§ Work to be completed
Repeat everything from the line holding "The picture is" to the line holding "from matplotlib.ticker import", inclusive, exactly. Leave out the rest.
* * *
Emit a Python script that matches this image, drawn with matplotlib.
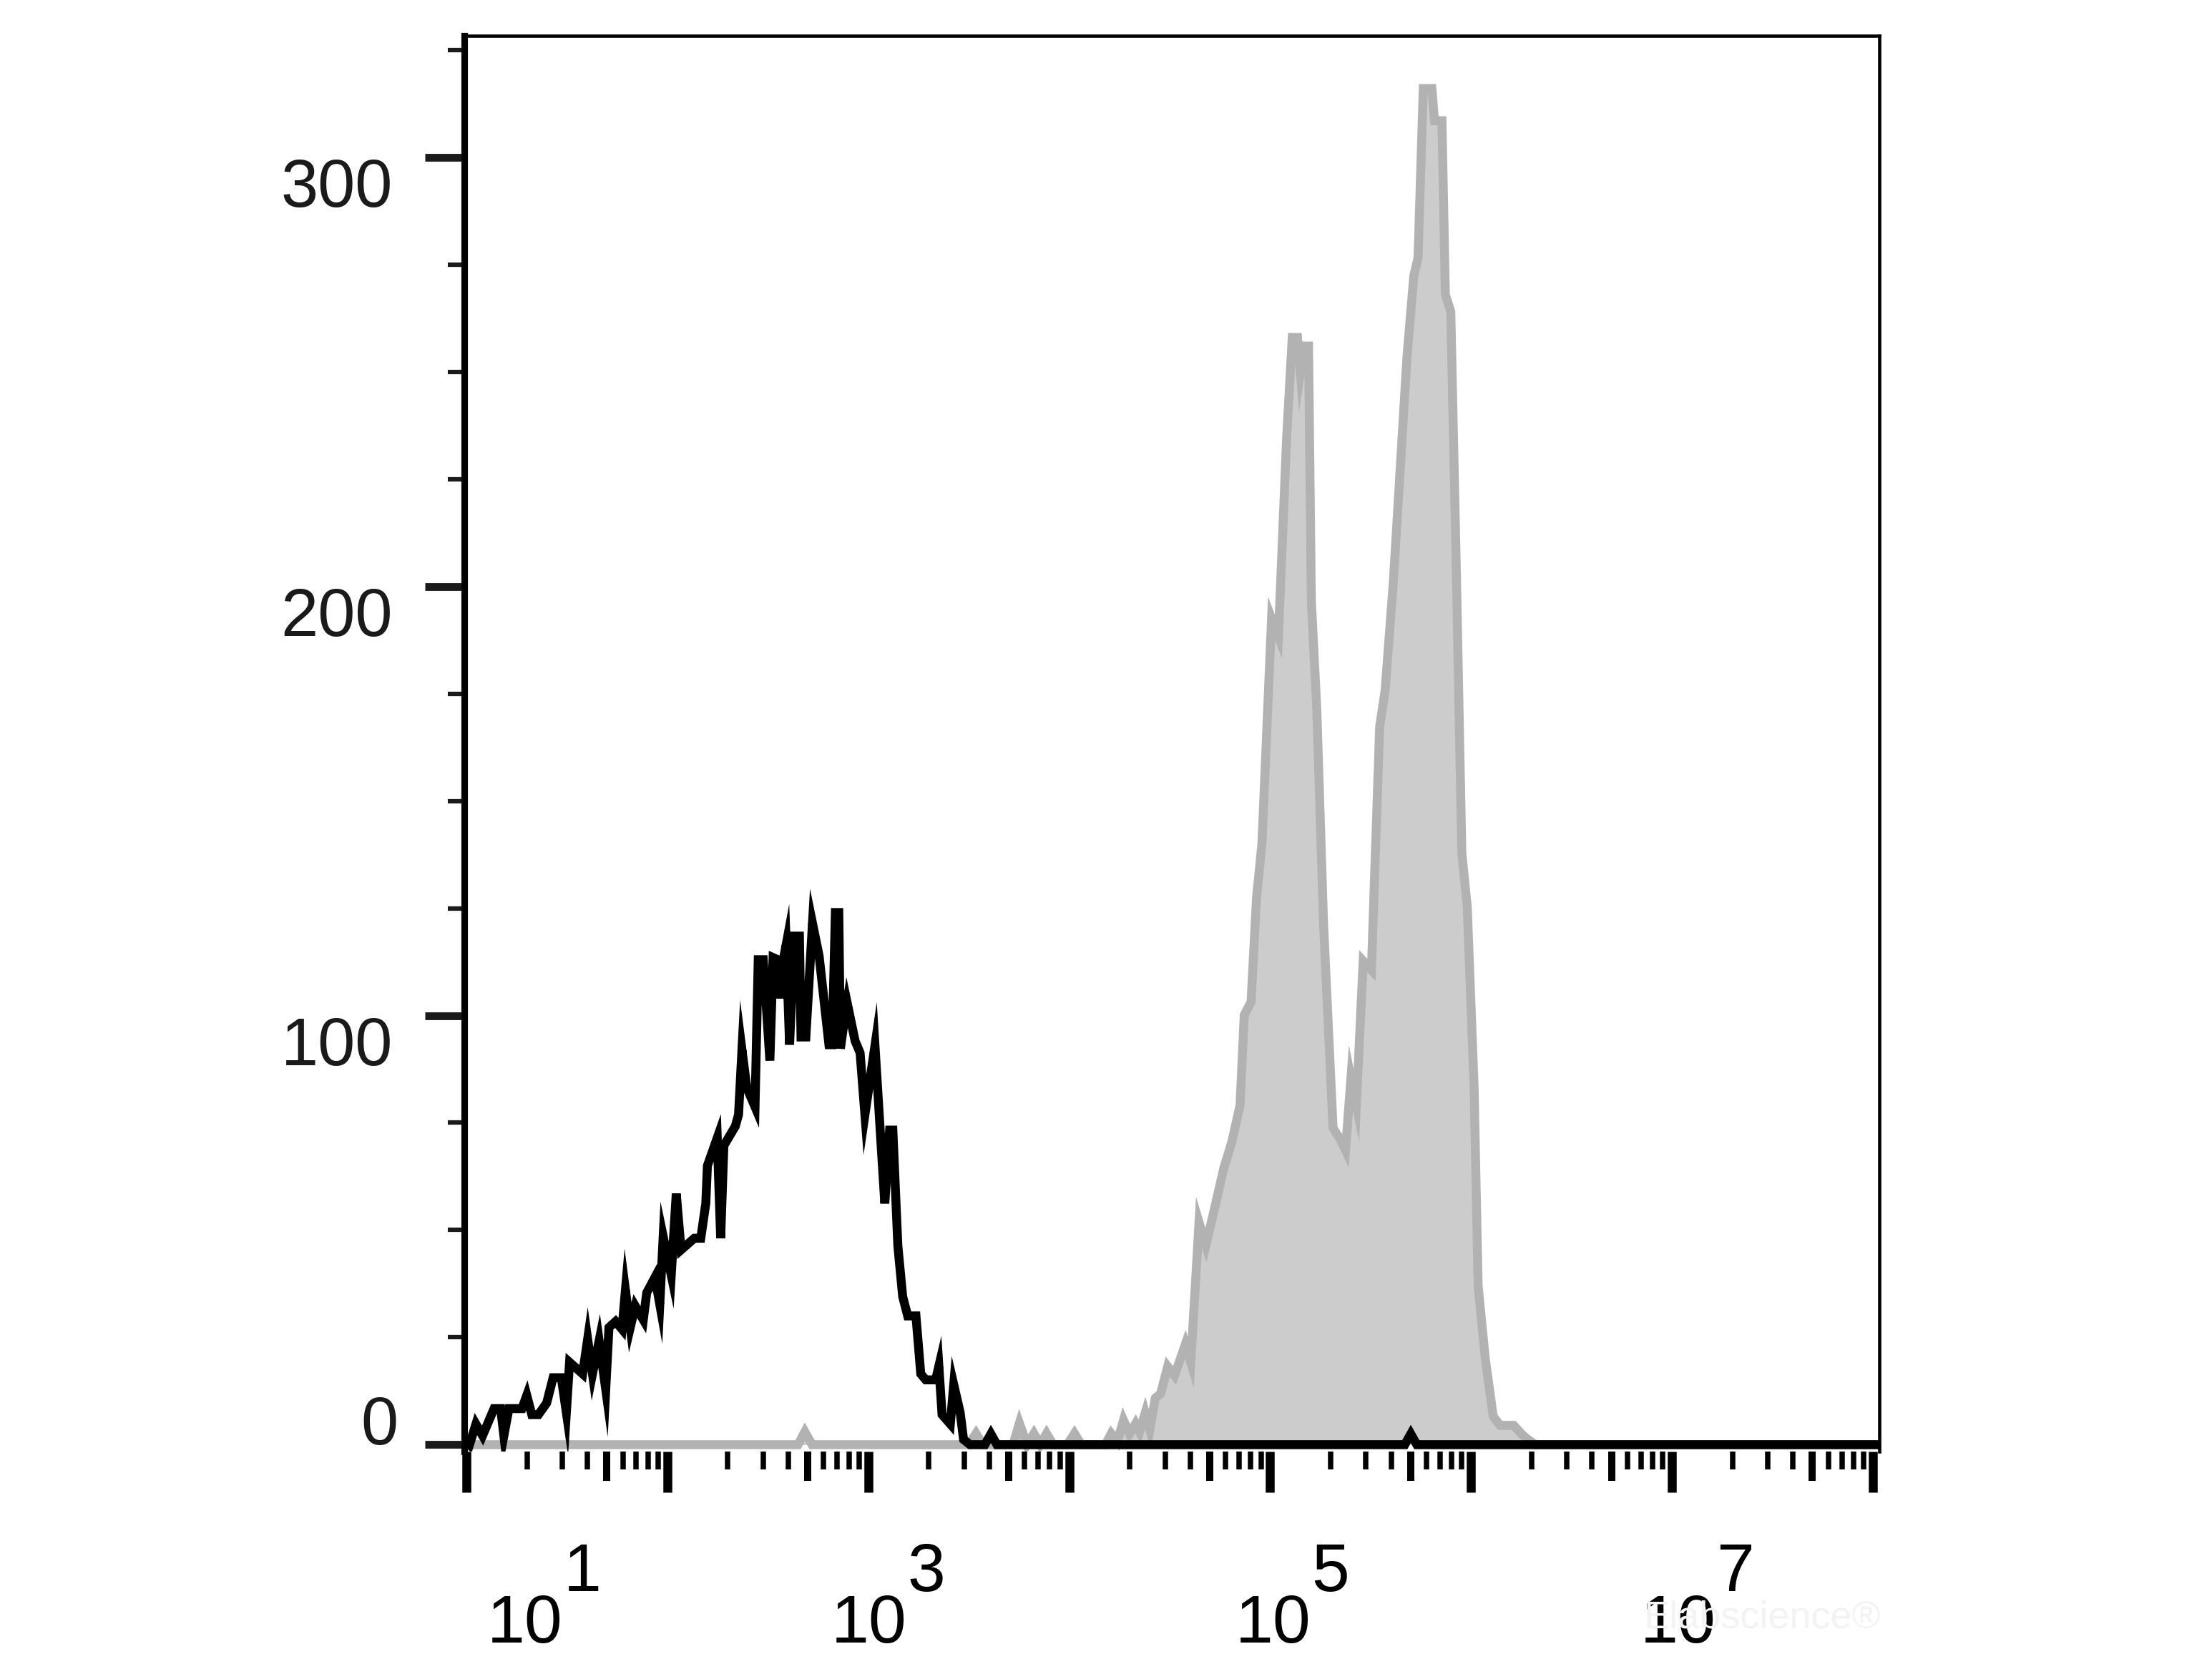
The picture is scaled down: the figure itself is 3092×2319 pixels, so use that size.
import numpy as np
import matplotlib
matplotlib.use('Agg')
import matplotlib.pyplot as plt
from matplotlib.ticker import FixedLocator, NullFormatter, NullLocator

plt.rcParams['font.family'] = ['Liberation Sans', 'DejaVu Sans']

# ---------------- data (log10 fluorescence intensity, event counts) -------------
black_log = [0.990, 1.015, 1.047, 1.080, 1.137, 1.170, 1.186, 1.211, 1.276, 1.300,
             1.325, 1.358, 1.399, 1.431, 1.472, 1.497, 1.513, 1.578, 1.603, 1.627,
             1.660, 1.693, 1.709, 1.742, 1.774, 1.791, 1.815, 1.840, 1.880, 1.897,
             1.938, 1.962, 1.979, 2.019, 2.044, 2.068, 2.134, 2.166, 2.191, 2.199,
             2.248, 2.265, 2.281, 2.338, 2.354, 2.371, 2.395, 2.436, 2.452, 2.477,
             2.510, 2.526, 2.550, 2.559, 2.575, 2.591, 2.608, 2.632, 2.657, 2.665,
             2.689, 2.722, 2.755, 2.804, 2.820, 2.836, 2.853, 2.861, 2.885, 2.894,
             2.934, 2.959, 2.983, 3.033, 3.065, 3.082, 3.106, 3.122, 3.147, 3.171,
             3.196, 3.237, 3.261, 3.286, 3.335, 3.351, 3.367, 3.408, 3.425, 3.457,
             3.474, 3.506, 3.580, 3.610, 3.640, 5.670, 5.700, 5.730, 8.100]
black_counts = [1.2, 0.0, 4.8, 2.1, 8.4, 8.4, 2.1, 8.4, 8.4, 11.5,
                7.0, 7.0, 9.7, 15.6, 15.6, 7.5, 19.2, 16.5, 24.6, 16.5,
                24.2, 12.9, 27.3, 28.7, 26.9, 36.0, 27.3, 32.3, 29.1, 35.4,
                39.0, 32.7, 48.5, 39.5, 58.5, 45.4, 48.1, 48.1, 56.2, 65.0,
                71.5, 48.1, 69.7, 74.2, 76.9, 92.0, 83.2, 78.7, 113.0, 113.0,
                89.5, 113.5, 113.0, 104.0, 112.5, 116.5, 93.2, 118.5, 118.5, 95.0,
                95.0, 121.5, 113.9, 93.2, 93.2, 124.0, 124.0, 92.3, 100.4, 103.1,
                94.1, 91.3, 76.9, 93.0, 68.8, 56.2, 73.3, 73.3, 46.3, 34.5,
                30.0, 30.0, 16.5, 15.1, 15.1, 18.3, 7.0, 4.8, 14.0, 7.5,
                1.2, 0.0, 0.0, 2.5, 0.0, 0.0, 2.5, 0.0, 0.0]

gray_log = [0.900, 2.650, 2.684, 2.720, 3.500, 3.536, 3.570, 3.720, 3.752, 3.790,
            3.824, 3.855, 3.887, 3.920, 3.990, 4.026, 4.060, 4.180, 4.209, 4.240,
            4.270, 4.300, 4.330, 4.350, 4.378, 4.401, 4.428, 4.455, 4.490, 4.524,
            4.578, 4.605, 4.646, 4.680, 4.728, 4.769, 4.810, 4.850, 4.871, 4.905,
            4.932, 4.959, 5.007, 5.041, 5.082, 5.110, 5.136, 5.150, 5.168, 5.191,
            5.205, 5.232, 5.266, 5.313, 5.354, 5.375, 5.402, 5.429, 5.463, 5.504,
            5.545, 5.572, 5.613, 5.681, 5.715, 5.736, 5.762, 5.805, 5.818, 5.855,
            5.872, 5.899, 5.926, 5.954, 5.981, 6.015, 6.035, 6.070,
            6.110, 6.144, 6.212, 6.253, 6.280, 6.320, 8.100]
gray_counts = [0.0, 0.0, 3.0, 0.0, 0.0, 2.6, 0.0, 0.0, 5.0, 0.0,
               2.6, 0.0, 2.6, 0.0, 0.0, 2.6, 0.0, 0.0, 2.6, 0.8,
               5.7, 2.5, 4.9, 3.0, 7.4, 3.5, 10.8, 11.9, 18.2, 16.1,
               23.4, 19.2, 51.8, 46.5, 56.0, 64.4, 70.7, 79.1, 100.1, 103.2,
               127.4, 140.0, 192.5, 188.3, 234.6, 258.0, 258.0, 250.0, 256.0, 256.0,
               196.7, 171.5, 121.1, 73.8, 70.7, 68.6, 85.4, 79.1, 112.7, 110.6,
               167.3, 175.7, 201.0, 253.5, 272.4, 276.6, 316.0, 316.0, 308.5, 308.5,
               268.0, 264.0, 205.1, 137.9, 125.3, 83.3, 37.1, 20.3,
               6.6, 4.5, 4.5, 2.4, 1.3, 0.0, 0.0]

y_major = [0, 100, 200, 300]
y_minor = [25, 50, 75, 125, 150, 175, 225, 250, 275, 325]
x_decades = [1, 2, 3, 4, 5, 6, 7, 8]
x_label_exp = [1, 3, 5, 7]
x_label_pos = [1.29, 3.004, 5.014, 7.03]   # log10 position of label centres

# ---------------- figure ----------------
W, H, DPI = 3092, 2319, 300
fig = plt.figure(figsize=(W / DPI, H / DPI), dpi=DPI)
L, R, T, B = 649, 2627, 50, 2029
ax = fig.add_axes([L / W, 1 - B / H, (R - L) / W, (B - T) / H])

gx = 10.0 ** np.array(gray_log)
bx = 10.0 ** np.array(black_log)
ax.fill_between(gx, gray_counts, 0, color='#cccccc', lw=0, zorder=1)
ax.plot(gx, gray_counts, color='#b2b2b2', lw=3.0, solid_joinstyle='miter', zorder=2)
ax.plot(bx, black_counts, color='black', lw=3.0, solid_joinstyle='miter', zorder=3)

ax.set_xscale('log')
ax.set_xlim(10 ** 0.989, 10 ** 8.032)
ax.set_ylim(-1.6, 328.3)

# spines
ax.spines['bottom'].set_visible(False)
ax.spines['left'].set_linewidth(2.2)
ax.spines['top'].set_linewidth(1.1)
ax.spines['right'].set_linewidth(1.1)

# x ticks
ax.xaxis.set_major_locator(FixedLocator([10.0 ** k for k in x_decades]))
ax.xaxis.set_minor_locator(FixedLocator([m * 10.0 ** k for k in range(0, 9)
                                         for m in (2, 3, 4, 6, 7, 8, 9)]))
ax.xaxis.set_major_formatter(NullFormatter())
ax.xaxis.set_minor_formatter(NullFormatter())
ax.tick_params(axis='x', which='major', length=13.7, width=3.0, direction='out', color='black')
ax.tick_params(axis='x', which='minor', length=6.0, width=1.8, direction='out', color='black')

sec = ax.secondary_xaxis('bottom')
sec.xaxis.set_major_locator(FixedLocator([5 * 10.0 ** k for k in range(0, 9)]))
sec.xaxis.set_minor_locator(NullLocator())
sec.xaxis.set_major_formatter(NullFormatter())
sec.spines['bottom'].set_visible(False)
sec.tick_params(axis='x', which='major', length=9.8, width=2.4, direction='out', color='black')

# y ticks
ax.yaxis.set_major_locator(FixedLocator(y_major))
ax.yaxis.set_minor_locator(FixedLocator(y_minor))
ax.yaxis.set_major_formatter(NullFormatter())
ax.tick_params(axis='y', which='major', length=13.2, width=2.6, direction='out', color='#1a1a1a')
ax.tick_params(axis='y', which='minor', length=5.5, width=1.5, direction='out', color='#1a1a1a')

# y labels
for v in y_major:
    if v == 0:
        ax.annotate(str(v), xy=(0, v), xycoords=('axes fraction', 'data'),
                    xytext=(-(L - 556), 0), textcoords='offset pixels',
                    ha='right', va='baseline', fontsize=22.5, color='#1a1a1a')
    else:
        ax.annotate(str(v), xy=(0, v), xycoords=('axes fraction', 'data'),
                    xytext=(-(L - 549), 0), textcoords='offset pixels',
                    ha='right', va='top', fontsize=22.5, color='#1a1a1a')

# x labels (10 with raised exponent)
for e, p in zip(x_label_exp, x_label_pos):
    ax.annotate('10', xy=(10.0 ** p, 0), xycoords=('data', 'axes fraction'),
                xytext=(0, -(2296 - B)), textcoords='offset pixels',
                ha='center', va='baseline', fontsize=22.8, color='black',
                annotation_clip=False)
    ax.annotate(str(e), xy=(10.0 ** p, 0), xycoords=('data', 'axes fraction'),
                xytext=(54, -(2224 - B)), textcoords='offset pixels',
                ha='left', va='baseline', fontsize=22.8, color='black',
                annotation_clip=False)

# faint watermark
fig.text(2629 / W, 1 - 2275 / H, 'Elabscience\u00ae', ha='right', va='baseline',
         fontsize=13, color='#f3f3f3', zorder=10)

fig.savefig('out.png', dpi=DPI)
* * *
§ Worked answer
The picture is scaled down: the figure itself is 3092×2319 pixels, so use that size.
import numpy as np
import matplotlib
matplotlib.use('Agg')
import matplotlib.pyplot as plt
from matplotlib.ticker import FixedLocator, NullFormatter, NullLocator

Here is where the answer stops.